Without the pictures, extract every line from the start of the material to the line containing "plt.rcParams['font.family'] = ['Liberation", both ends included.

########

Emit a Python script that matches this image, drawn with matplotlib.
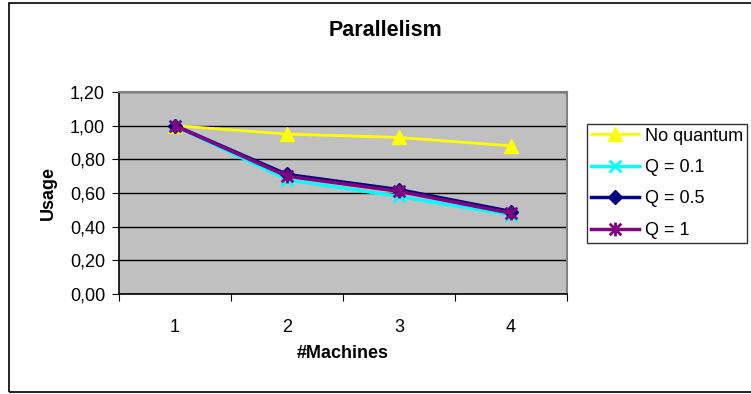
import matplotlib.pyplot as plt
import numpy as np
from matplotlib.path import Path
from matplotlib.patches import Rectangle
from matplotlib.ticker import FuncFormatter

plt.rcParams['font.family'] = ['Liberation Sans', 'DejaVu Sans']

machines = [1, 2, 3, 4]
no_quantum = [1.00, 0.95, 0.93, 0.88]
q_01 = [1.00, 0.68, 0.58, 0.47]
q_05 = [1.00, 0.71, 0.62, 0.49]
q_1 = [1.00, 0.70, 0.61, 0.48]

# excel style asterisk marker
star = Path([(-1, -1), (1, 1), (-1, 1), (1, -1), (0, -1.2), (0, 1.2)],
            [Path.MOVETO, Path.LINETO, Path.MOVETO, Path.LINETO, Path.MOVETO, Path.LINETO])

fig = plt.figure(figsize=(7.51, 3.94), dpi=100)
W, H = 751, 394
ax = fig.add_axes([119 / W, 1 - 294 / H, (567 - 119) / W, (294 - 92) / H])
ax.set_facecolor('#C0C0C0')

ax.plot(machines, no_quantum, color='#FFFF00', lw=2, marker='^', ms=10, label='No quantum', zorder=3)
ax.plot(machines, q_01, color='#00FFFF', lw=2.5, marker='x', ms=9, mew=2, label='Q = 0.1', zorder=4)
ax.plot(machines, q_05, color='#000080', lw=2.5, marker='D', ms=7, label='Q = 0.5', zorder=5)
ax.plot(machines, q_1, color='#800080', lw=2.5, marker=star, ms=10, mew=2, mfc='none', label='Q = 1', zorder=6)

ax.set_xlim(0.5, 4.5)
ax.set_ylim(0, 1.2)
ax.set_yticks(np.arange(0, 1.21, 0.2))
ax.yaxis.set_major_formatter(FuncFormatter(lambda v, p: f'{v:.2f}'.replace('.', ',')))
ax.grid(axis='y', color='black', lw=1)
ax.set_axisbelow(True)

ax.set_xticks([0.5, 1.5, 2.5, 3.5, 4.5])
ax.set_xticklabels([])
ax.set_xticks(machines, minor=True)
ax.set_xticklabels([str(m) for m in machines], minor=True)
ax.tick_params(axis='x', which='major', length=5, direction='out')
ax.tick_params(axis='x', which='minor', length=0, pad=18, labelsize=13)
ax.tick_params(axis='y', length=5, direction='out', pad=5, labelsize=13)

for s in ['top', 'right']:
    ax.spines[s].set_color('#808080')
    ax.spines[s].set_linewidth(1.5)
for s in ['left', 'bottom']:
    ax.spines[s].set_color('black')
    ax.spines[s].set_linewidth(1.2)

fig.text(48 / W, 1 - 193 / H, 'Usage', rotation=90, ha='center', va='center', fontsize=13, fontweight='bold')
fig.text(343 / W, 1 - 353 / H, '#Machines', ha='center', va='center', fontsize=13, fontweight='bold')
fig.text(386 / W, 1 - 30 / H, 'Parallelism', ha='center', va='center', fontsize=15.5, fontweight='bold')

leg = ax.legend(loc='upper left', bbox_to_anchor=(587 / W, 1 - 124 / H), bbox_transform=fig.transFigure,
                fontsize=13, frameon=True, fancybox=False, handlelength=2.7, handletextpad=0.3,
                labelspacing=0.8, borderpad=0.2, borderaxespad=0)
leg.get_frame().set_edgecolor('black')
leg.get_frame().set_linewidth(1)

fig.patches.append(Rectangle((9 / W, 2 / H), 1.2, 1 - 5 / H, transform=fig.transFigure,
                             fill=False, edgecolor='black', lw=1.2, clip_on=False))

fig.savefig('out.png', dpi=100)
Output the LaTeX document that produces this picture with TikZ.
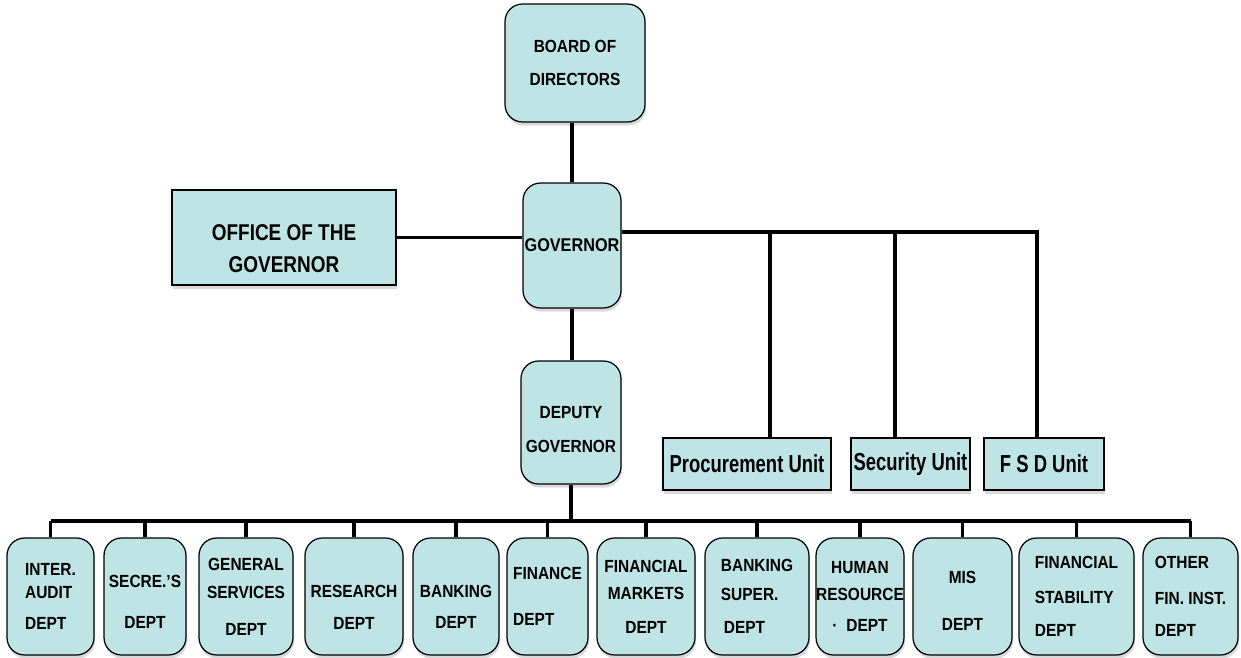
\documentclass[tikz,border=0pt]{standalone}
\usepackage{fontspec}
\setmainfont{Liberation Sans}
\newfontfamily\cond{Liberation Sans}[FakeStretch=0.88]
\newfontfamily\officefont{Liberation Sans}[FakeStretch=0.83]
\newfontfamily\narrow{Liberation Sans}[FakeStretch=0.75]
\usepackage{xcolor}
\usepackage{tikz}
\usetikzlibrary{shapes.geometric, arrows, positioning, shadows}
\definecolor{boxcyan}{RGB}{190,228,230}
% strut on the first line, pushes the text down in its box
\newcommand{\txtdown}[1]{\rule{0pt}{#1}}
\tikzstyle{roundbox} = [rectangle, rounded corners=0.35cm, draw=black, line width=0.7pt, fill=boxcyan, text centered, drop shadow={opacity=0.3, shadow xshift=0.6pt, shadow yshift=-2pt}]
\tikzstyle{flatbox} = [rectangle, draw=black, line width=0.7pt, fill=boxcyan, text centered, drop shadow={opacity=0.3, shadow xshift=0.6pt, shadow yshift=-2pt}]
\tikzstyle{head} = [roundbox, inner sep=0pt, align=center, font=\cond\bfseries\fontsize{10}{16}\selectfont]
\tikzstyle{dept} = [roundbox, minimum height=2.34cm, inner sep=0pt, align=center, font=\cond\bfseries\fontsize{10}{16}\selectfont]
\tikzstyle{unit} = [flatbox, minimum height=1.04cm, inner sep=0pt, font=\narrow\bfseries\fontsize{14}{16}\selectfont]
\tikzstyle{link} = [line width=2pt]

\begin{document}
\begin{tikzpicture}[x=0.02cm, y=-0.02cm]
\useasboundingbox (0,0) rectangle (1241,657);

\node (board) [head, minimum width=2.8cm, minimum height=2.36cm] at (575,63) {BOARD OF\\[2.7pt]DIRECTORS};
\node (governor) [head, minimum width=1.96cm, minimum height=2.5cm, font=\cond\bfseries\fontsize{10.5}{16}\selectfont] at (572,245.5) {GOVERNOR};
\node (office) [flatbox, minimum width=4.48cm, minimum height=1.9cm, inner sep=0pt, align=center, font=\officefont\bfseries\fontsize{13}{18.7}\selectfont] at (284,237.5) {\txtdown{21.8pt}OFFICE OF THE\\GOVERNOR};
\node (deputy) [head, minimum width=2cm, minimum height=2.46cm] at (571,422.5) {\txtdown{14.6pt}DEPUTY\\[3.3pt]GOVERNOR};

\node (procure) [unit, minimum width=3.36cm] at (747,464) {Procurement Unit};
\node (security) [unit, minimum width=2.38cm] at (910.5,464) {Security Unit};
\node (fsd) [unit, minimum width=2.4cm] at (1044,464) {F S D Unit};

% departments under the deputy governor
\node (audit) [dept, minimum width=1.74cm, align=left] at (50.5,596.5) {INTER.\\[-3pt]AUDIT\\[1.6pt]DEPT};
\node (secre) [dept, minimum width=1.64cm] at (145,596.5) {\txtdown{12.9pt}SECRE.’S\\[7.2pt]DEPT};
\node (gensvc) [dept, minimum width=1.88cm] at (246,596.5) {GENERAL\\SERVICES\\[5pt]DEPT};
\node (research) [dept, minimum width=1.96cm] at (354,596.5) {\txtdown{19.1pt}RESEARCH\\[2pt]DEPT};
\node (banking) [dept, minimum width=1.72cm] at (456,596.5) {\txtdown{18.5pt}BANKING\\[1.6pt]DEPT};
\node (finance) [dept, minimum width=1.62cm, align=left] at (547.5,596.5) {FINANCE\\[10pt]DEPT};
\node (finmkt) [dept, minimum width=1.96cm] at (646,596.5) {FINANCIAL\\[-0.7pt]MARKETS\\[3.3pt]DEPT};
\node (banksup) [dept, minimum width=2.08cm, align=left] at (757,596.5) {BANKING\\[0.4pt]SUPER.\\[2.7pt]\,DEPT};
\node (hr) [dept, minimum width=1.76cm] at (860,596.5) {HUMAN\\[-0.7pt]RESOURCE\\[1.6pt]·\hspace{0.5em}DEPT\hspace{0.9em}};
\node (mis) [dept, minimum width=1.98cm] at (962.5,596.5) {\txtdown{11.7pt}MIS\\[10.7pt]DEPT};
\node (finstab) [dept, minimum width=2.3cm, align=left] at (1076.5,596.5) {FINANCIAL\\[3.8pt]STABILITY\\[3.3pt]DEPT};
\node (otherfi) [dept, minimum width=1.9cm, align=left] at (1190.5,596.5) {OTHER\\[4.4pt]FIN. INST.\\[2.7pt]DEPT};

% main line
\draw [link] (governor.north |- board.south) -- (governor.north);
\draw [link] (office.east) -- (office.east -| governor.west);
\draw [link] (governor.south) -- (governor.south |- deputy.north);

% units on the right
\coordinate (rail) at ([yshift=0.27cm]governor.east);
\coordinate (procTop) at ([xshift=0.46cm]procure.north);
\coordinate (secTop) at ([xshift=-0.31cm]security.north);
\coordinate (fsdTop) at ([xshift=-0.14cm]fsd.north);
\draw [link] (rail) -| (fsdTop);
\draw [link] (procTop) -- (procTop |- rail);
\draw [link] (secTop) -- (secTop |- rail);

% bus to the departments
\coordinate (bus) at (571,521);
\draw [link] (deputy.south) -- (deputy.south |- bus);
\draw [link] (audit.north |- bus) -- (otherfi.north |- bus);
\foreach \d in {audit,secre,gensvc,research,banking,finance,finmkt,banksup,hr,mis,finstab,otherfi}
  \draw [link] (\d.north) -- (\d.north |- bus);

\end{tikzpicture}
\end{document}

########

§ **ANSWER BELOW**:
Emit a Python script that matches this image, drawn with matplotlib.
import matplotlib.pyplot as plt
import numpy as np
from matplotlib.path import Path
from matplotlib.patches import Rectangle
from matplotlib.ticker import FuncFormatter

plt.rcParams['font.family'] = ['Liberation Sans', 'DejaVu Sans']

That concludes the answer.